Münchenberg: Nun steigt, Herr Löschel, Deutschland ja bekanntlich im nächsten Jahr aus der Kernkraft aus – jetzt vorziehen, vielleicht schon bei der Kohleverstromung bis 2030 –, manche sagen ja, man braucht trotzdem eine Übergangstechnologie, weil eben die Erneuerbaren das noch nicht alles abdecken können.

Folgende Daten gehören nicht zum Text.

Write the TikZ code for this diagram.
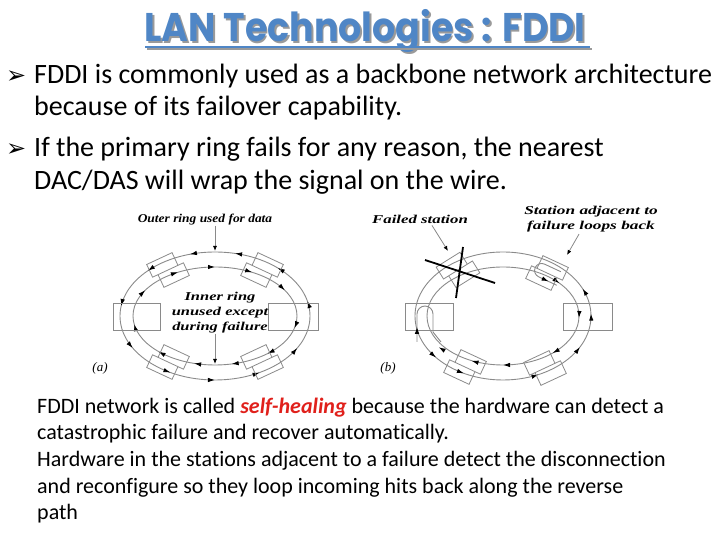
\documentclass[tikz,border=0pt]{standalone}
\usepackage{fontspec}
\setmainfont{Carlito}[Ligatures={NoCommon,NoContextual}]
\newfontfamily\titlefont{Poppins}
\newfontfamily\symfont{DejaVu Sans}
\newfontfamily\figfont{Liberation Serif}
\usepackage{tikz}
\usetikzlibrary{arrows,arrows.meta,positioning,calc,decorations.markings}
\definecolor{titleblue}{HTML}{4F86C6}
\definecolor{shadowgray}{HTML}{9A9A9A}
\definecolor{ringgray}{HTML}{8A8A8A}
\definecolor{healred}{HTML}{E0201B}

\tikzset{
  ring/.style={ringgray, line width=0.9pt},
  stationbox/.style={draw=ringgray, line width=0.8pt},
  outerflow/.style={postaction={decorate}, decoration={markings,
    mark=between positions 0.03 and 0.99 step 0.09 with {\arrow{Latex[length=7pt,width=4.5pt,color=black]}}}},
  innerflow/.style={postaction={decorate}, decoration={markings,
    mark=between positions 0.07 and 0.99 step 0.09 with {\arrowreversed{Latex[length=7pt,width=4.5pt,color=black]}}}},
  figlabel/.style={font=\figfont\bfseries\itshape\fontsize{12}{15}\selectfont, inner sep=0pt},
  partlabel/.style={font=\figfont\itshape\fontsize{13}{15}\selectfont, inner sep=0pt},
  bodyline/.style={font=\fontsize{28}{32}\selectfont, anchor=base west, inner sep=0pt},
  bulletmark/.style={font=\symfont\fontsize{24}{26}\selectfont, anchor=base west, inner sep=0pt},
  noteline/.style={font=\fontsize{22}{26}\selectfont, anchor=base west, inner sep=0pt},
  pointer/.style={ringgray, line width=0.8pt, -{Latex[length=5pt,width=4pt,color=black]}},
  failx/.style={black, line width=1.8pt}
}

\begin{document}
\begin{tikzpicture}[x=1pt,y=1pt]
\useasboundingbox (0,0) rectangle (720,540);

% title with shadow
\node[anchor=base, font=\titlefont\bfseries\fontsize{40}{44}\selectfont] (title) at (365,498.3)
  {\scalebox{0.91}[1]{\makebox[0pt][l]{\hspace{2pt}\raisebox{-2pt}{\textcolor{shadowgray}{LAN Technologies : FDDI}}}\textcolor{titleblue}{LAN Technologies : FDDI}}};
\draw[shadowgray, line width=2.5pt] (147,491) -- (592,491);
\draw[titleblue, line width=2.5pt] (145,493) -- (590,493);

% bullet points
\node[bulletmark] (bul1) at (6,456.5) {➢};
\node[bodyline] (line1) at (34,456.5) {FDDI is commonly used as a backbone network architecture};
\node[bodyline] (line2) at (34,424) {because of its failover capability.};
\node[bulletmark] (bul2) at (6,383.5) {➢};
\node[bodyline] (line3) at (34,383.5) {If the primary ring fails for any reason, the nearest};
\node[bodyline] (line4) at (34,350) {DAC/DAS will wrap the signal on the wire.};

% (a) normal operation
\coordinate (ca) at (215,224);
\draw[ring, outerflow] (ca) ellipse [x radius=95, y radius=64];
\draw[ring, innerflow] (ca) ellipse [x radius=82, y radius=49];
\draw[stationbox] (113,210) rectangle (160,237);
\draw[stationbox] (268,210) rectangle (318,237);
\foreach \sx/\sy/\rot/\fx/\fy in {168/270/25/1/1, 262/270/-25/-1/1, 168/178/-25/1/-1, 262/178/25/-1/-1}
  \draw[stationbox, shift={(\sx,\sy)}, rotate=\rot, xscale=\fx, yscale=\fy]
    (-17,0) rectangle (11,14) (-11,-14) rectangle (17,0);

\node[figlabel] (outerlbl) at (205,320) {\scalebox{1.12}[1]{Outer ring used for data}};
\coordinate (outertop) at (215,289);
\draw[pointer] (outerlbl.south -| outertop) -- (outertop);
\node[figlabel, align=center] (innerlbl) at (220,227)
  {\scalebox{1.37}[1]{Inner ring}\\\scalebox{1.37}[1]{unused except}\\\scalebox{1.37}[1]{during failure}};
\coordinate (innerbot) at (215,176);
\draw[pointer] (innerlbl.south -| innerbot) -- (innerbot);
\node[partlabel] (alabel) at (100,172) {(a)};

% (b) wrapped ring
\coordinate (cb) at (503,224);
\draw[ring, postaction={decorate}, decoration={markings,
  mark=at position 0.005 with {\arrow{Latex[length=7pt,width=4.5pt,color=black]}},
  mark=at position 0.06 with {\arrow{Latex[length=7pt,width=4.5pt,color=black]}},
  mark=at position 0.6 with {\arrow{Latex[length=7pt,width=4.5pt,color=black]}},
  mark=at position 0.667 with {\arrow{Latex[length=7pt,width=4.5pt,color=black]}},
  mark=at position 0.825 with {\arrow{Latex[length=7pt,width=4.5pt,color=black]}},
  mark=at position 0.93 with {\arrow{Latex[length=7pt,width=4.5pt,color=black]}}}]
  (cb) ellipse [x radius=88, y radius=64];
\draw[ring, postaction={decorate}, decoration={markings,
  mark=at position 0.1 with {\arrowreversed{Latex[length=7pt,width=4.5pt,color=black]}},
  mark=at position 0.995 with {\arrowreversed{Latex[length=7pt,width=4.5pt,color=black]}},
  mark=at position 0.88 with {\arrowreversed{Latex[length=7pt,width=4.5pt,color=black]}},
  mark=at position 0.75 with {\arrowreversed{Latex[length=7pt,width=4.5pt,color=black]}},
  mark=at position 0.67 with {\arrowreversed{Latex[length=7pt,width=4.5pt,color=black]}},
  mark=at position 0.58 with {\arrowreversed{Latex[length=7pt,width=4.5pt,color=black]}}}]
  (cb) ellipse [x radius=76, y radius=49];
\draw[stationbox] (405,210) rectangle (453,237);
\draw[stationbox] (563,210) rectangle (612,237);
\foreach \sx/\sy/\rot/\fx/\fy in {458/270/32/1/1, 547/267/-25/-1/1, 465/173/-25/1/-1, 545/172/25/-1/-1}
  \draw[stationbox, shift={(\sx,\sy)}, rotate=\rot, xscale=\fx, yscale=\fy]
    (-17,0) rectangle (11,14) (-11,-14) rectangle (17,0);

% loop back at the station next to the failure
\draw[ringgray, line width=0.9pt, shift={(547,267)}, rotate=-25, postaction={decorate}, decoration={markings,
  mark=at position 0.85 with {\arrow{Latex[length=7pt,width=4.5pt,color=black]}}}]
  (12,7) -- (-6,7) arc[start angle=90, end angle=270, radius=7] -- (14,-7);
\draw[ringgray, line width=0.9pt, postaction={decorate}, decoration={markings,
  mark=at position 0.18 with {\arrow{Latex[length=7pt,width=4.5pt,color=black]}}}]
  (417,198) -- (417,226) arc[start angle=180, end angle=0, radius=8] -- (433,208) -- (441,198);

% failed station
\draw[failx] (425,280) -- (495,257);
\draw[failx] (463,293) -- (456,242);

\node[figlabel] (faillbl) at (420,321) {\scalebox{1.4}[1]{Failed station}};
\coordinate (failtip) at (448,289);
\draw[pointer] ($(faillbl.south)+(12,-2)$) -- (failtip);
\node[figlabel, align=center] (looplbl) at (591,321)
  {\scalebox{1.44}[1]{Station adjacent to}\\\scalebox{1.44}[1]{failure loops back}};
\coordinate (looptip) at (567,285);
\draw[pointer] ($(looplbl.south)+(-12,-2)$) -- (looptip);
\node[partlabel] (blabel) at (388,172) {(b)};

% explanation
\node[noteline] (note1) at (37,126.7) {FDDI network is called \textcolor{healred}{\bfseries\itshape self-healing} because the hardware can detect a};
\node[noteline] (note2) at (37,100) {catastrophic failure and recover automatically.};
\node[noteline] (note3) at (37,73.3) {Hardware in the stations adjacent to a failure detect the disconnection};
\node[noteline] (note4) at (37,46.7) {and reconfigure so they loop incoming hits back along the reverse};
\node[noteline] (note5) at (37,20.7) {path};
\end{tikzpicture}
\end{document}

Löschel: Ja, also das werden wir brauchen. Erst mal ist ganz wichtig, Erneuerbare werden den Kern des Energiesystems der Zukunft darstellen. Deswegen ist auch wichtig – in Glasgow gab es ja eine große Bewegung auch im Kontext der Transformation global zu erneuerbaren Energien, denn man braucht eine Alternative für die Kohle, und das brauchen wir hier auch, und diese Herausforderung, die ist, glaube ich, noch nicht voll durchgedrungen. Wir müssen die Erneuerbaren massiv ausbauen, aber das wird wahrscheinlich nicht ausreichen, denn der Ausstieg aus der Kohle stellt uns da tatsächlich vor große Probleme, und es kann durchaus sein, dass man für einige Jahre, vielleicht für einige Zeit hier tatsächlich nicht nur die Erneuerbaren braucht, sondern auch Gaskraftwerke, um die Versorgungssicherheit in Deutschland, in Europa tatsächlich zu sichern.
Münchenberg: Nun ist ja das Technische das eine, auf der anderen Seite gibt es jetzt auch schon Kritik aus Sachsen, Thüringen und Sachsen-Anhalt, die sagen, man kann nicht einfach jetzt den Kohleausstieg vorziehen, es gehe ja hier auch um Verlässlichkeit der Politik und auch um die Verantwortung gegenüber den Beschäftigten. Was sagen Sie zu dieser Kritik?
Löschel: Ja, ich sage, dass man hier die Dynamik der Märkte komplett unterschätzt, denn wie gesagt, der Kohleausstieg wird kommen. Was man jetzt machen muss, ist, sich auf diese Situation direkt einstellen, und das wird auch für ganz viele Länder global gelten. Sobald man anfängt, hier ernst zu machen, CO2 tatsächlich zu bepreisen, dann wird die Kohle nicht mehr wettbewerbsfähig sein in vielen dieser Regionen, und dann geht es drum, die Weichen zu stellen für danach. Also es geht nicht um die Verhandlungen, wann ist der Ausstieg aus der Kohle, sondern wie schaffen wir es, dass es sozialverträglich möglich wird, rasch da rauszugehen.